## Written instruction:
Give the material once more, word for word, without any images.

## Data section:
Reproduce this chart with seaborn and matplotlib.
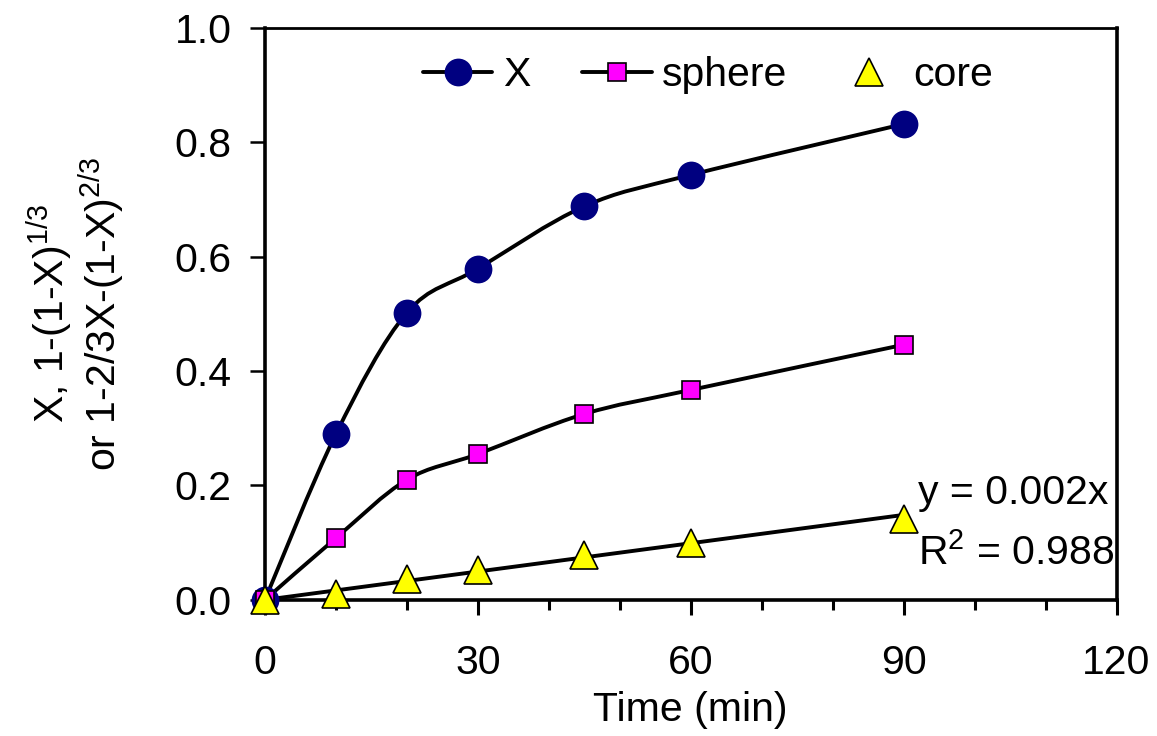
import numpy as np
import pandas as pd
import seaborn as sns
import matplotlib
matplotlib.use("Agg")
import matplotlib.pyplot as plt
from matplotlib.path import Path
from matplotlib.patches import PathPatch
from matplotlib.lines import Line2D
from matplotlib.ticker import MultipleLocator

# 数据
time_min = [0, 10, 20, 30, 45, 60, 90]
x_conv = [0.0, 0.290, 0.502, 0.579, 0.688, 0.743, 0.832]
sphere = [0.0, 0.108, 0.210, 0.255, 0.325, 0.367, 0.446]
core = [0.0, 0.011, 0.037, 0.053, 0.079, 0.100, 0.142]
trend_slope = 0.00165
trend_x = [0, 90]
eq_text = "y = 0.002x"
r2_text = "R$^{\\mathrm{2}}$ = 0.988"

sns.set_style("ticks")
plt.rcParams['font.family'] = ['Liberation Sans', 'DejaVu Sans']
plt.rcParams['mathtext.fontset'] = 'custom'
plt.rcParams['mathtext.rm'] = 'Liberation Sans'
plt.rcParams['mathtext.it'] = 'Liberation Sans'
for k in ['text.color', 'axes.labelcolor', 'xtick.color', 'ytick.color']:
    plt.rcParams[k] = 'black'

fs = 29.5


def smooth_path(xs, ys):
    # Excel 风格的平滑线（Catmull-Rom 转贝塞尔）
    pts = np.column_stack([xs, ys]).astype(float)
    n = len(pts)
    verts = [pts[0]]
    codes = [Path.MOVETO]
    for i in range(n - 1):
        p0 = pts[i - 1] if i > 0 else pts[i]
        p1 = pts[i]
        p2 = pts[i + 1]
        p3 = pts[i + 2] if i + 2 < n else pts[i + 1]
        c1 = p1 + (p2 - p0) / 6.0
        c2 = p2 - (p3 - p1) / 6.0
        verts += [c1, c2, p2]
        codes += [Path.CURVE4] * 3
    return Path(verts, codes)


fig = plt.figure(figsize=(11.57, 7.36), dpi=100)
ax = fig.add_axes([0.229, 0.185, 0.736, 0.777])

lw = 2.8
# 平滑曲线
for ys in (x_conv, sphere):
    ax.add_patch(PathPatch(smooth_path(time_min, ys), fill=False, lw=lw,
                           edgecolor='black', zorder=2))

# 趋势线
df_trend = pd.DataFrame({'t': trend_x, 'y': [trend_slope * t for t in trend_x]})
sns.lineplot(data=df_trend, x='t', y='y', ax=ax, color='black', lw=lw, zorder=2)

df = pd.DataFrame({'t': time_min, 'X': x_conv, 'sphere': sphere, 'core': core})
sns.lineplot(data=df, x='t', y='X', ax=ax, marker='o', linestyle='none',
             ms=20, mfc='#000080', mec='#000080', mew=0, clip_on=False, zorder=3)
sns.lineplot(data=df, x='t', y='sphere', ax=ax, marker='s', linestyle='none',
             ms=13.5, mfc='#FF00FF', mec='black', mew=1.2, clip_on=False, zorder=4)
sns.lineplot(data=df, x='t', y='core', ax=ax, marker='^', linestyle='none',
             ms=20, mfc='#FFFF00', mec='black', mew=1.2, clip_on=False, zorder=5)

ax.set_xlim(0, 120)
ax.set_ylim(0, 1.0)
ax.xaxis.set_major_locator(MultipleLocator(30))
ax.xaxis.set_minor_locator(MultipleLocator(10))
ax.yaxis.set_major_locator(MultipleLocator(0.2))
ax.yaxis.set_major_formatter(matplotlib.ticker.FormatStrFormatter('%.1f'))

ax.tick_params(axis='x', which='major', direction='out', length=11, width=2.2,
               labelsize=fs, pad=21)
ax.tick_params(axis='x', which='minor', direction='out', length=7, width=2.2)
ax.tick_params(axis='y', which='major', direction='out', length=11, width=1.8,
               labelsize=fs, pad=13)

for side in ['left', 'bottom', 'right']:
    ax.spines[side].set_linewidth(2.6)
ax.spines['top'].set_linewidth(2.0)
for side in ax.spines:
    ax.spines[side].set_color('black')

ax.set_xlabel("Time (min)", fontsize=fs, labelpad=6)
ax.set_ylabel("X, 1-(1-X)$^{\\mathrm{1/3}}$\nor 1-2/3X-(1-X)$^{\\mathrm{2/3}}$",
              fontsize=fs, labelpad=34, linespacing=1.05)

ax.text(92, 0.187, eq_text, fontsize=fs, ha='left', va='center')
ax.text(92, 0.082, r2_text, fontsize=fs, ha='left', va='center')

h_x = Line2D([], [], color='black', lw=lw, marker='o', ms=20, mfc='#000080', mec='#000080', mew=0)
h_s = Line2D([], [], color='black', lw=lw, marker='s', ms=13.5, mfc='#FF00FF', mec='black', mew=1.2)
h_c = Line2D([], [], linestyle='none', marker='^', ms=20, mfc='#FFFF00', mec='black', mew=1.2)
leg1 = ax.legend([h_x, h_s], ['X', 'sphere'], loc='center left', bbox_to_anchor=(0.1854, 0.918),
                 ncol=2, frameon=False, fontsize=fs, handlelength=1.7, handletextpad=0.25,
                 columnspacing=1.27, borderpad=0, borderaxespad=0)
ax.add_artist(leg1)
ax.legend([h_c], ['core'], loc='center left', bbox_to_anchor=(0.669, 0.918),
          frameon=False, fontsize=fs, handlelength=1.7, handletextpad=0.22,
          borderpad=0, borderaxespad=0)

fig.savefig("out.png", dpi=100)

## The completed task:
Reproduce this chart with seaborn and matplotlib.
import numpy as np
import pandas as pd
import seaborn as sns
import matplotlib
matplotlib.use("Agg")
import matplotlib.pyplot as plt
from matplotlib.path import Path
from matplotlib.patches import PathPatch
from matplotlib.lines import Line2D
from matplotlib.ticker import MultipleLocator

# 数据
time_min = [0, 10, 20, 30, 45, 60, 90]
x_conv = [0.0, 0.290, 0.502, 0.579, 0.688, 0.743, 0.832]
sphere = [0.0, 0.108, 0.210, 0.255, 0.325, 0.367, 0.446]
core = [0.0, 0.011, 0.037, 0.053, 0.079, 0.100, 0.142]
trend_slope = 0.00165
trend_x = [0, 90]
eq_text = "y = 0.002x"
r2_text = "R$^{\\mathrm{2}}$ = 0.988"

sns.set_style("ticks")
plt.rcParams['font.family'] = ['Liberation Sans', 'DejaVu Sans']
plt.rcParams['mathtext.fontset'] = 'custom'
plt.rcParams['mathtext.rm'] = 'Liberation Sans'
plt.rcParams['mathtext.it'] = 'Liberation Sans'
for k in ['text.color', 'axes.labelcolor', 'xtick.color', 'ytick.color']:
    plt.rcParams[k] = 'black'

fs = 29.5


def smooth_path(xs, ys):
    # Excel 风格的平滑线（Catmull-Rom 转贝塞尔）
    pts = np.column_stack([xs, ys]).astype(float)
    n = len(pts)
    verts = [pts[0]]
    codes = [Path.MOVETO]
    for i in range(n - 1):
        p0 = pts[i - 1] if i > 0 else pts[i]
        p1 = pts[i]
        p2 = pts[i + 1]
        p3 = pts[i + 2] if i + 2 < n else pts[i + 1]
        c1 = p1 + (p2 - p0) / 6.0
        c2 = p2 - (p3 - p1) / 6.0
        verts += [c1, c2, p2]
        codes += [Path.CURVE4] * 3
    return Path(verts, codes)


fig = plt.figure(figsize=(11.57, 7.36), dpi=100)
ax = fig.add_axes([0.229, 0.185, 0.736, 0.777])

lw = 2.8
# 平滑曲线
for ys in (x_conv, sphere):
    ax.add_patch(PathPatch(smooth_path(time_min, ys), fill=False, lw=lw,
                           edgecolor='black', zorder=2))

# 趋势线
df_trend = pd.DataFrame({'t': trend_x, 'y': [trend_slope * t for t in trend_x]})
sns.lineplot(data=df_trend, x='t', y='y', ax=ax, color='black', lw=lw, zorder=2)

df = pd.DataFrame({'t': time_min, 'X': x_conv, 'sphere': sphere, 'core': core})
sns.lineplot(data=df, x='t', y='X', ax=ax, marker='o', linestyle='none',
             ms=20, mfc='#000080', mec='#000080', mew=0, clip_on=False, zorder=3)
sns.lineplot(data=df, x='t', y='sphere', ax=ax, marker='s', linestyle='none',
             ms=13.5, mfc='#FF00FF', mec='black', mew=1.2, clip_on=False, zorder=4)
sns.lineplot(data=df, x='t', y='core', ax=ax, marker='^', linestyle='none',
             ms=20, mfc='#FFFF00', mec='black', mew=1.2, clip_on=False, zorder=5)

ax.set_xlim(0, 120)
ax.set_ylim(0, 1.0)
ax.xaxis.set_major_locator(MultipleLocator(30))
ax.xaxis.set_minor_locator(MultipleLocator(10))
ax.yaxis.set_major_locator(MultipleLocator(0.2))
ax.yaxis.set_major_formatter(matplotlib.ticker.FormatStrFormatter('%.1f'))

ax.tick_params(axis='x', which='major', direction='out', length=11, width=2.2,
               labelsize=fs, pad=21)
ax.tick_params(axis='x', which='minor', direction='out', length=7, width=2.2)
ax.tick_params(axis='y', which='major', direction='out', length=11, width=1.8,
               labelsize=fs, pad=13)

for side in ['left', 'bottom', 'right']:
    ax.spines[side].set_linewidth(2.6)
ax.spines['top'].set_linewidth(2.0)
for side in ax.spines:
    ax.spines[side].set_color('black')

ax.set_xlabel("Time (min)", fontsize=fs, labelpad=6)
ax.set_ylabel("X, 1-(1-X)$^{\\mathrm{1/3}}$\nor 1-2/3X-(1-X)$^{\\mathrm{2/3}}$",
              fontsize=fs, labelpad=34, linespacing=1.05)

ax.text(92, 0.187, eq_text, fontsize=fs, ha='left', va='center')
ax.text(92, 0.082, r2_text, fontsize=fs, ha='left', va='center')

h_x = Line2D([], [], color='black', lw=lw, marker='o', ms=20, mfc='#000080', mec='#000080', mew=0)
h_s = Line2D([], [], color='black', lw=lw, marker='s', ms=13.5, mfc='#FF00FF', mec='black', mew=1.2)
h_c = Line2D([], [], linestyle='none', marker='^', ms=20, mfc='#FFFF00', mec='black', mew=1.2)
leg1 = ax.legend([h_x, h_s], ['X', 'sphere'], loc='center left', bbox_to_anchor=(0.1854, 0.918),
                 ncol=2, frameon=False, fontsize=fs, handlelength=1.7, handletextpad=0.25,
                 columnspacing=1.27, borderpad=0, borderaxespad=0)
ax.add_artist(leg1)
ax.legend([h_c], ['core'], loc='center left', bbox_to_anchor=(0.669, 0.918),
          frameon=False, fontsize=fs, handlelength=1.7, handletextpad=0.22,
          borderpad=0, borderaxespad=0)

fig.savefig("out.png", dpi=100)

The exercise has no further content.